▶ _Task prompt_:
Write every record out again exactly, and keep images out of it.

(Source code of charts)
[start]
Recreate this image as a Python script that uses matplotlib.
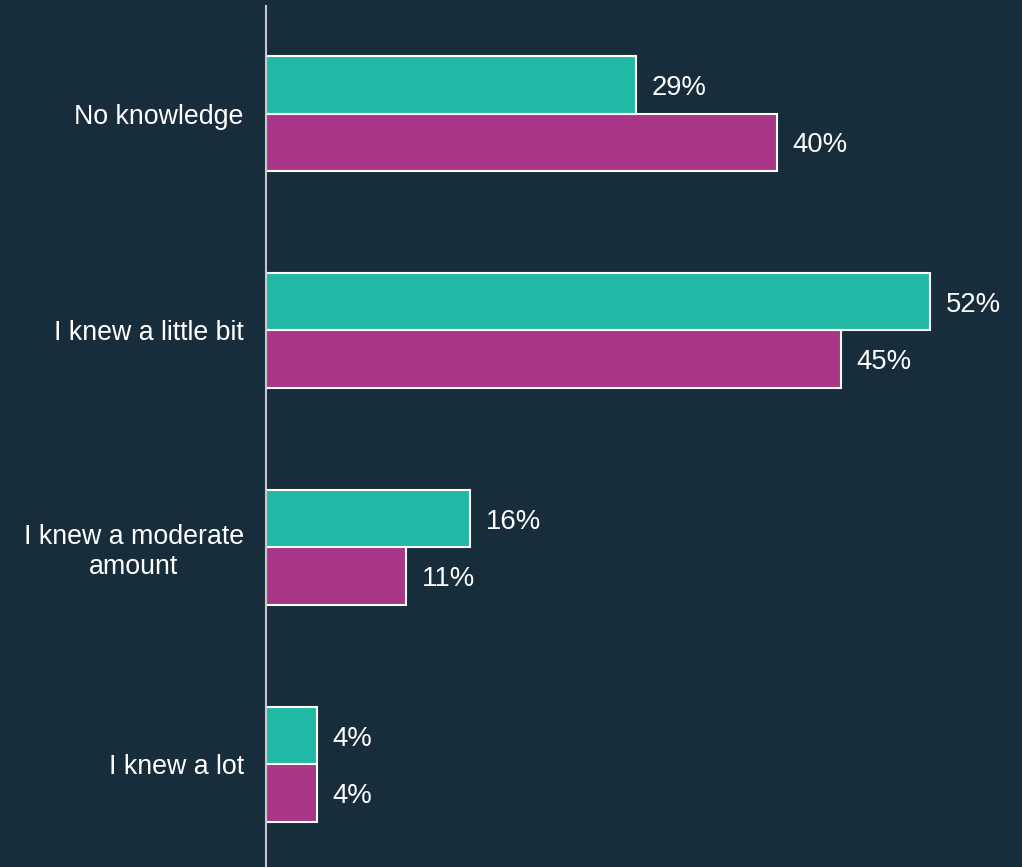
import matplotlib.pyplot as plt
import numpy as np

categories = ["No knowledge", "I knew a little bit", "I knew a moderate\namount", "I knew a lot"]
series_a = [29, 52, 16, 4]
series_b = [40, 45, 11, 4]

bg = "#172d3b"
teal = "#21b9a5"
magenta = "#a83588"

plt.rcParams["font.family"] = ["Liberation Sans", "DejaVu Sans"]

fig = plt.figure(figsize=(10.22, 8.67), dpi=100, facecolor=bg)
ax = fig.add_axes([266 / 1022, 0, 756 / 1022, 861 / 867])
ax.set_facecolor(bg)

y = np.arange(len(categories))
h = 0.263
bars_a = ax.barh(y - h / 2, series_a, height=h, color=teal, edgecolor="white", linewidth=1.5)
bars_b = ax.barh(y + h / 2, series_b, height=h, color=magenta, edgecolor="white", linewidth=1.5)

# value labels just right of each bar
for bars, vals in ((bars_a, series_a), (bars_b, series_b)):
    for b, v in zip(bars, vals):
        ax.text(v + 1.2, b.get_y() + b.get_height() / 2, f"{v}%", va="center_baseline", ha="left",
                color="white", fontsize=19.8)

ax.set_xlim(0, 59.2)
ax.set_ylim(3.4724, -0.4954)
ax.set_yticks(y)
ax.set_yticklabels(categories, color="white", fontsize=19.3, ha="right", multialignment="center")
ax.tick_params(axis="y", length=0, pad=16)
ax.set_xticks([])
for s in ("top", "right", "bottom"):
    ax.spines[s].set_visible(False)
ax.spines["left"].set_color("#c8c8c8")
ax.spines["left"].set_linewidth(1.5)

fig.savefig("out.png", dpi=100, facecolor=bg)
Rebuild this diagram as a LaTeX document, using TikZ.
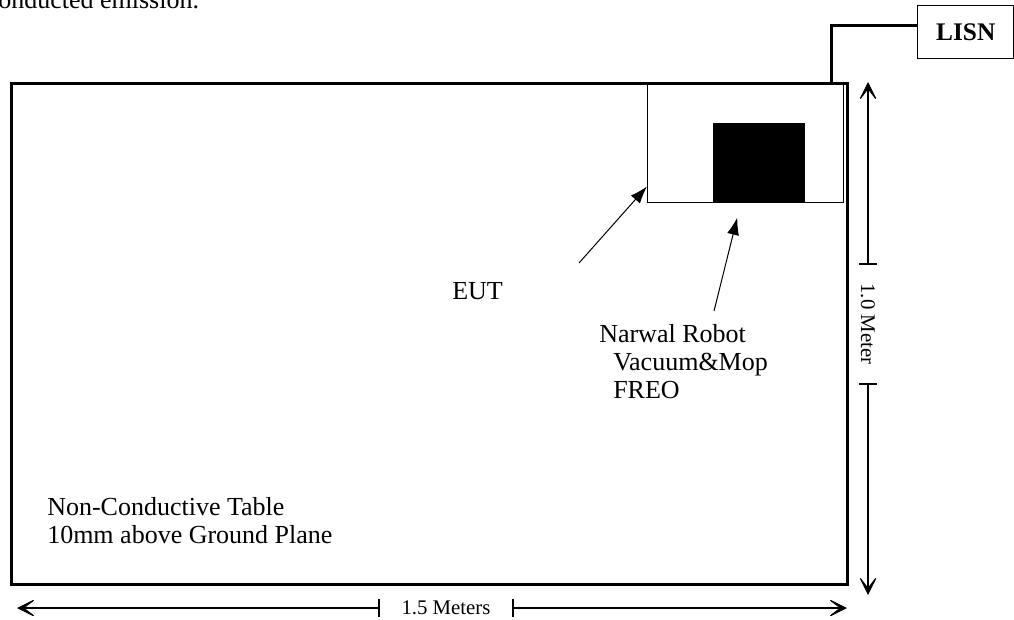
\documentclass[tikz,border=0pt]{standalone}
\usepackage{fontspec}
\setmainfont{Liberation Serif}
\usetikzlibrary{arrows.meta,calc}

\begin{document}
\begin{tikzpicture}[
    x=0.75pt, y=-0.75pt, % pixel grid, y pointing down
    % Styles for the boxes
    tablebox/.style={rectangle, draw, line width=2.25pt, anchor=north west, inner sep=0pt, minimum width=627pt, minimum height=375.75pt},
    eutbox/.style={rectangle, draw, line width=1.1pt, anchor=north west, inner sep=0pt, minimum width=147pt, minimum height=90pt},
    robotbox/.style={rectangle, fill=black, anchor=north west, inner sep=0pt, minimum width=69pt, minimum height=59.25pt},
    lisnbox/.style={rectangle, draw, line width=1.1pt, anchor=north west, inner sep=0pt, minimum width=72pt, minimum height=39.75pt, font=\fontsize{19}{22}\selectfont\bfseries},
    % Styles for the texts (base = last line)
    labeltext/.style={anchor=base west, inner sep=0pt, align=left, font=\fontsize{19.5}{21}\selectfont},
    dimtext/.style={inner sep=0pt, font=\fontsize{15.6}{18}\selectfont},
    % Styles for the lines
    cable/.style={line width=2.25pt},
    pointer/.style={-{Latex[length=13pt, width=9pt]}, line width=0.75pt},
    dimline/.style={line width=0.8pt},
    dimhead/.tip={Stealth[length=16pt, width=16pt, inset=10.5pt]},
    dimbar/.tip={Bar[width=14pt, line width=1.1pt]}
]
\useasboundingbox (0,0) rectangle (1014,619);

% === TEXT ABOVE (cut off) ===
\node[labeltext] (caption) at (-2,8) {onducted emission.};

% === TABLE ===
\node[tablebox] (table) at (10,82) {};
\node[labeltext] (tablelabel) at (47,543) {Non-Conductive Table\\10mm above Ground Plane};

% === EUT ===
\node[eutbox] (eut) at (647,82) {};
\node[robotbox] (robot) at (713,123) {};
\node[labeltext] (eutlabel) at (452,299) {EUT};
\node[labeltext] (robotlabel) at (599,398) {Narwal Robot\\\hspace{10.5pt}Vacuum\&Mop\\\hspace{10.5pt}FREO};

\coordinate (euttail) at (579,263);
\coordinate (robottail) at (714,311);
\draw[pointer] (euttail) -- ($(eut.south west)+(0,-17)$);
\draw[pointer] (robottail) -- ($(robot.south)+(-22,15)$);

% === LISN ===
\node[lisnbox] (lisn) at (917,5) {LISN};
\coordinate (plug) at (831,82);
\draw[cable] (plug) |- ([yshift=-15pt]lisn.north west);

% === DIMENSIONS ===
\node[dimtext, minimum width=99pt] (widthlabel) at (446,608) {1.5 Meters};
\coordinate (wleft) at (17,608);
\coordinate (wright) at (847,608);
\draw[dimline, {dimhead}-{dimbar}] (wleft) -- (widthlabel.west);
\draw[dimline, {dimbar}-{dimhead}] (widthlabel.east) -- (wright);

\node[dimtext, rotate=-90, minimum width=88.5pt] (heightlabel) at (868,324) {1.0 Meter};
\coordinate (htop) at (868,82);
\coordinate (hbottom) at (868,595);
\draw[dimline, {dimhead}-{dimbar}] (htop) -- (heightlabel.west);
\draw[dimline, {dimbar}-{dimhead}] (heightlabel.east) -- (hbottom);

\end{tikzpicture}
\end{document}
[end]
▶ _Exercise result_:
Recreate this image as a Python script that uses matplotlib.
import matplotlib.pyplot as plt
import numpy as np

categories = ["No knowledge", "I knew a little bit", "I knew a moderate\namount", "I knew a lot"]
series_a = [29, 52, 16, 4]
series_b = [40, 45, 11, 4]

bg = "#172d3b"
teal = "#21b9a5"
magenta = "#a83588"

plt.rcParams["font.family"] = ["Liberation Sans", "DejaVu Sans"]

fig = plt.figure(figsize=(10.22, 8.67), dpi=100, facecolor=bg)
ax = fig.add_axes([266 / 1022, 0, 756 / 1022, 861 / 867])
ax.set_facecolor(bg)

y = np.arange(len(categories))
h = 0.263
bars_a = ax.barh(y - h / 2, series_a, height=h, color=teal, edgecolor="white", linewidth=1.5)
bars_b = ax.barh(y + h / 2, series_b, height=h, color=magenta, edgecolor="white", linewidth=1.5)

# value labels just right of each bar
for bars, vals in ((bars_a, series_a), (bars_b, series_b)):
    for b, v in zip(bars, vals):
        ax.text(v + 1.2, b.get_y() + b.get_height() / 2, f"{v}%", va="center_baseline", ha="left",
                color="white", fontsize=19.8)

ax.set_xlim(0, 59.2)
ax.set_ylim(3.4724, -0.4954)
ax.set_yticks(y)
ax.set_yticklabels(categories, color="white", fontsize=19.3, ha="right", multialignment="center")
ax.tick_params(axis="y", length=0, pad=16)
ax.set_xticks([])
for s in ("top", "right", "bottom"):
    ax.spines[s].set_visible(False)
ax.spines["left"].set_color("#c8c8c8")
ax.spines["left"].set_linewidth(1.5)

fig.savefig("out.png", dpi=100, facecolor=bg)
Rebuild this diagram as a LaTeX document, using TikZ.
\documentclass[tikz,border=0pt]{standalone}
\usepackage{fontspec}
\setmainfont{Liberation Serif}
\usetikzlibrary{arrows.meta,calc}

\begin{document}
\begin{tikzpicture}[
    x=0.75pt, y=-0.75pt, % pixel grid, y pointing down
    % Styles for the boxes
    tablebox/.style={rectangle, draw, line width=2.25pt, anchor=north west, inner sep=0pt, minimum width=627pt, minimum height=375.75pt},
    eutbox/.style={rectangle, draw, line width=1.1pt, anchor=north west, inner sep=0pt, minimum width=147pt, minimum height=90pt},
    robotbox/.style={rectangle, fill=black, anchor=north west, inner sep=0pt, minimum width=69pt, minimum height=59.25pt},
    lisnbox/.style={rectangle, draw, line width=1.1pt, anchor=north west, inner sep=0pt, minimum width=72pt, minimum height=39.75pt, font=\fontsize{19}{22}\selectfont\bfseries},
    % Styles for the texts (base = last line)
    labeltext/.style={anchor=base west, inner sep=0pt, align=left, font=\fontsize{19.5}{21}\selectfont},
    dimtext/.style={inner sep=0pt, font=\fontsize{15.6}{18}\selectfont},
    % Styles for the lines
    cable/.style={line width=2.25pt},
    pointer/.style={-{Latex[length=13pt, width=9pt]}, line width=0.75pt},
    dimline/.style={line width=0.8pt},
    dimhead/.tip={Stealth[length=16pt, width=16pt, inset=10.5pt]},
    dimbar/.tip={Bar[width=14pt, line width=1.1pt]}
]
\useasboundingbox (0,0) rectangle (1014,619);

% === TEXT ABOVE (cut off) ===
\node[labeltext] (caption) at (-2,8) {onducted emission.};

% === TABLE ===
\node[tablebox] (table) at (10,82) {};
\node[labeltext] (tablelabel) at (47,543) {Non-Conductive Table\\10mm above Ground Plane};

% === EUT ===
\node[eutbox] (eut) at (647,82) {};
\node[robotbox] (robot) at (713,123) {};
\node[labeltext] (eutlabel) at (452,299) {EUT};
\node[labeltext] (robotlabel) at (599,398) {Narwal Robot\\\hspace{10.5pt}Vacuum\&Mop\\\hspace{10.5pt}FREO};

\coordinate (euttail) at (579,263);
\coordinate (robottail) at (714,311);
\draw[pointer] (euttail) -- ($(eut.south west)+(0,-17)$);
\draw[pointer] (robottail) -- ($(robot.south)+(-22,15)$);

% === LISN ===
\node[lisnbox] (lisn) at (917,5) {LISN};
\coordinate (plug) at (831,82);
\draw[cable] (plug) |- ([yshift=-15pt]lisn.north west);

% === DIMENSIONS ===
\node[dimtext, minimum width=99pt] (widthlabel) at (446,608) {1.5 Meters};
\coordinate (wleft) at (17,608);
\coordinate (wright) at (847,608);
\draw[dimline, {dimhead}-{dimbar}] (wleft) -- (widthlabel.west);
\draw[dimline, {dimbar}-{dimhead}] (widthlabel.east) -- (wright);

\node[dimtext, rotate=-90, minimum width=88.5pt] (heightlabel) at (868,324) {1.0 Meter};
\coordinate (htop) at (868,82);
\coordinate (hbottom) at (868,595);
\draw[dimline, {dimhead}-{dimbar}] (htop) -- (heightlabel.west);
\draw[dimline, {dimbar}-{dimhead}] (heightlabel.east) -- (hbottom);

\end{tikzpicture}
\end{document}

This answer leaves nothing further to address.